LA legalizes lowrider cruising again

Hell yeah! In a great start to 2024, the city of Los Angeles has lifted its decades-long ban on cruising. I actually had no idea that it was technically illegal all these years for souped-up lowriders to cruise down the street, blasting oldies and flaunting pinstripe perfection, but hey, you learn something new every day.

Lowriders — customized cars modified to drive as close to the ground as possible, sometimes with the help of lowered suspensions or hydraulics — have been around since the 1940s. The customized cars, which became popular with Chicano youths, often include detailed paint jobs. Those outfitted with hydraulics might ride down the street on cruise night, then lift one corner up with the flip of a switch or bounce down the street to the delight of spectators.

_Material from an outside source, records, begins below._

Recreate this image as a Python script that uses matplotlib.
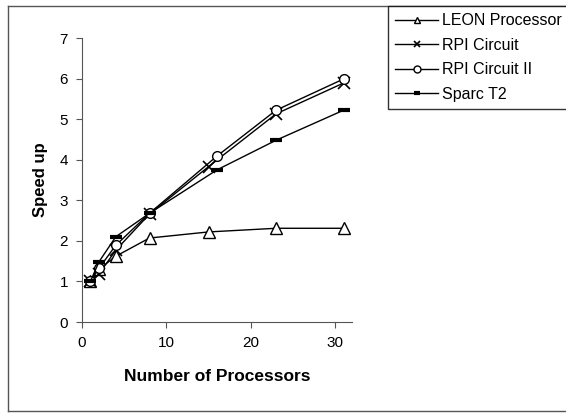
import matplotlib
matplotlib.use("Agg")
import matplotlib.pyplot as plt
from matplotlib.lines import Line2D

plt.rcParams['font.family'] = ['Liberation Sans', 'DejaVu Sans']

# datos
leon_x = [1, 2, 4, 8, 15, 23, 31]
leon_y = [1.0, 1.3, 1.62, 2.07, 2.22, 2.31, 2.31]
rpi_x = [1, 2, 4, 8, 15, 23, 31]
rpi_y = [1.0, 1.18, 1.77, 2.66, 3.83, 5.13, 5.89]
rpi2_x = [1, 2, 4, 8, 16, 23, 31]
rpi2_y = [1.0, 1.32, 1.89, 2.68, 4.09, 5.22, 5.99]
sparc_x = [1, 2, 4, 8, 16, 23, 31]
sparc_y = [1.0, 1.48, 2.1, 2.68, 3.75, 4.48, 5.22]

W, H = 566, 413
fig = plt.figure(figsize=(W / 100, H / 100), dpi=100)
ax = fig.add_axes([82 / W, 1 - 322 / H, 270 / W, 284 / H])

ax.plot(leon_x, leon_y, color='black', lw=1, marker='^', ms=8, mfc='white', mec='black', label='LEON Processor')
ax.plot(rpi_x, rpi_y, color='black', lw=1, marker='x', ms=8, mew=1.2, label='RPI Circuit')
ax.plot(rpi2_x, rpi2_y, color='black', lw=1, marker='o', ms=7, mfc='white', mec='black', label='RPI Circuit II')
ax.plot(sparc_x, sparc_y, color='black', lw=1, marker='_', ms=9, mew=3, label='Sparc T2')

ax.set_xlim(0, 32)
ax.set_ylim(0, 7)
ax.set_xticks([0, 10, 20, 30])
ax.set_yticks(range(8))
for s in ['top', 'right']:
    ax.spines[s].set_visible(False)
for s in ['left', 'bottom']:
    ax.spines[s].set_color('#555555')
ax.tick_params(labelsize=11, length=4, color='#555555', pad=6)
ax.set_xlabel('Number of Processors', fontsize=12.5, fontweight='bold', labelpad=14)
ax.set_ylabel('Speed up', fontsize=12, fontweight='bold', labelpad=8)

# marco exterior (solo izquierda, arriba y abajo)
fx = [8 / W, 8 / W]
for xs, ys in [([8 / W, 8 / W], [2 / H, 1 - 6 / H]),
               ([8 / W, 1.0], [1 - 6 / H, 1 - 6 / H]),
               ([8 / W, 1.0], [2 / H, 2 / H])]:
    fig.add_artist(Line2D(xs, ys, transform=fig.transFigure, color='#555555', lw=1))

leg = fig.legend(loc='upper left', bbox_to_anchor=(388 / W, 0, 200 / W, 1 - 6 / H),
                 mode='expand', fontsize=11.5, frameon=True, fancybox=False,
                 edgecolor='black', borderaxespad=0, handlelength=2.7,
                 labelspacing=0.6, borderpad=0.45, handletextpad=0.2)
leg.get_frame().set_linewidth(1)
for h in leg.legend_handles:
    h.set_markersize(5)

fig.savefig('out.png', dpi=100)
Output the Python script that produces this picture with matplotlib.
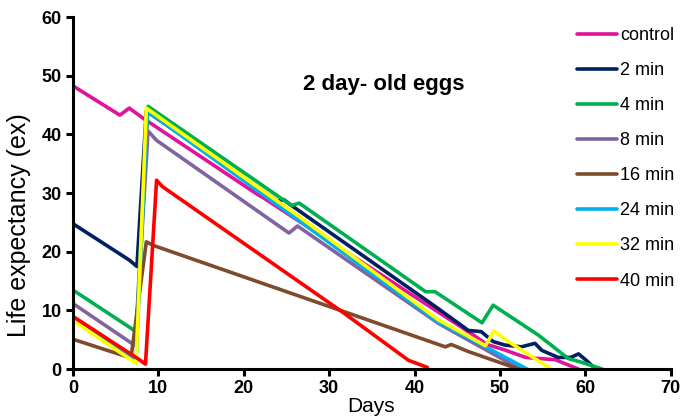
import matplotlib as mpl
import matplotlib.pyplot as plt

mpl.rcParams["font.family"] = ["Liberation Sans", "DejaVu Sans"]

labels = ["control", "2 min", "4 min", "8 min", "16 min", "24 min", "32 min", "40 min"]
colors = ["#E0139A", "#002060", "#00B050", "#8064A2", "#7E4B2C", "#00B0F0", "#FFFF00", "#FF0000"]

control_x = [0, 5.5, 6.6, 8.3, 21.6, 22.2, 46.7, 48.5, 50.5, 53, 56.5, 59.2]
control_y = [48.3, 43.3, 44.5, 42.7, 29.8, 29.3, 6.0, 4.2, 3.3, 2.0, 1.6, 0]

m2_x = [0, 6.6, 7.5, 8.6, 24.0, 24.7, 25.5, 42.8, 46.3, 47.8, 49.2, 50.6, 52.5, 54.1, 54.9, 56.8, 58.3, 59.2, 60.1, 61.0]
m2_y = [24.8, 18.6, 17.5, 44.0, 28.6, 28.9, 28.0, 10.3, 6.6, 6.4, 4.7, 4.1, 3.8, 4.4, 3.2, 2.0, 2.0, 2.6, 1.5, 0.3]

m4_x = [0, 7.4, 8.8, 25.6, 26.5, 41.3, 42.4, 47.9, 49.2, 54.5, 58.0, 59.5, 62.0]
m4_y = [13.5, 6.4, 44.8, 27.9, 28.3, 13.2, 13.2, 7.9, 10.9, 5.8, 1.8, 1.2, 0]

m8_x = [0, 7.3, 8.8, 9.8, 25.3, 26.3, 42.8, 52.4]
m8_y = [11.2, 4.0, 40.6, 39.0, 23.2, 24.4, 7.8, 0]

m16_x = [0, 6.8, 8.6, 9.4, 43.6, 44.3, 46.3, 52.2]
m16_y = [5.1, 1.9, 21.7, 21.1, 3.8, 4.2, 3.0, 0]

m24_x = [0, 7.4, 8.7, 26.5, 42.8, 48.7, 53.2]
m24_y = [8.6, 1.6, 44.0, 25.3, 8.0, 3.5, 0]

m32_x = [0, 7.4, 8.6, 26.5, 42.8, 48.3, 49.3, 51.0, 56.0]
m32_y = [8.3, 1.0, 44.5, 26.0, 8.4, 4.0, 6.5, 4.7, 0]

m40_x = [0, 7.6, 8.5, 9.8, 10.5, 31.5, 39.3, 41.5]
m40_y = [9.0, 1.8, 0.85, 32.2, 31.1, 9.8, 1.5, 0.3]

series_x = [control_x, m2_x, m4_x, m8_x, m16_x, m24_x, m32_x, m40_x]
series_y = [control_y, m2_y, m4_y, m8_y, m16_y, m24_y, m32_y, m40_y]

fig = plt.figure(figsize=(6.81, 4.19), dpi=100)
ax = fig.add_axes([0.107, 0.119, 0.878, 0.840])

for xs, ys, lab, c in zip(series_x, series_y, labels, colors):
    ax.plot(xs, ys, color=c, lw=2.6, label=lab, solid_joinstyle="round", solid_capstyle="round")

ax.set_xlim(0, 70)
ax.set_ylim(0, 60)
ax.set_xticks(range(0, 71, 10))
ax.set_yticks(range(0, 61, 10))
for s in ["top", "right"]:
    ax.spines[s].set_visible(False)
for s in ["left", "bottom"]:
    ax.spines[s].set_linewidth(2.2)
ax.tick_params(width=2.2, length=5, labelsize=13, pad=3)
for t in ax.get_xticklabels() + ax.get_yticklabels():
    t.set_fontweight("bold")

ax.set_xlabel("Days", fontsize=15)
ax.xaxis.set_label_coords(0.498, -0.078)
ax.set_ylabel("Life expectancy (ex)", fontsize=18)
ax.yaxis.set_label_coords(-0.07, 0.41)

ax.text(0.52, 0.81, "2 day- old eggs", transform=ax.transAxes, ha="center", va="center",
        fontsize=16, fontweight="bold")

ax.legend(loc="upper left", bbox_to_anchor=(0.824, 0.974), bbox_transform=fig.transFigure,
          frameon=False, fontsize=13, handlelength=2.2, handletextpad=0.15, labelspacing=1.0,
          borderpad=0.4)

fig.savefig("out.png", dpi=100)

Salvador Hernandez for LA Times

While the ban hasn't stopped the processions these last few decades, lifting it will definitely improve cruiser-police relations. The practice was banned all across LA in the 80s because of its supposed affiliation with gangs. This all stems from stereotypes, after all, how can you enforce a ban on driving your car down the street? Legalize pinstriping now! Let the good people scrape the curb so hard that sparks fly everywhere!

For some in the lowrider community, the law — which goes into effect Jan. 1 — is a recognition of both their artistic expression and a car culture that has been outlawed.

Salvador Hernandez for LA Times

Celebrate the new year by buying some One Shot and a hydraulics kit and get out there! Go get your Prius lifted!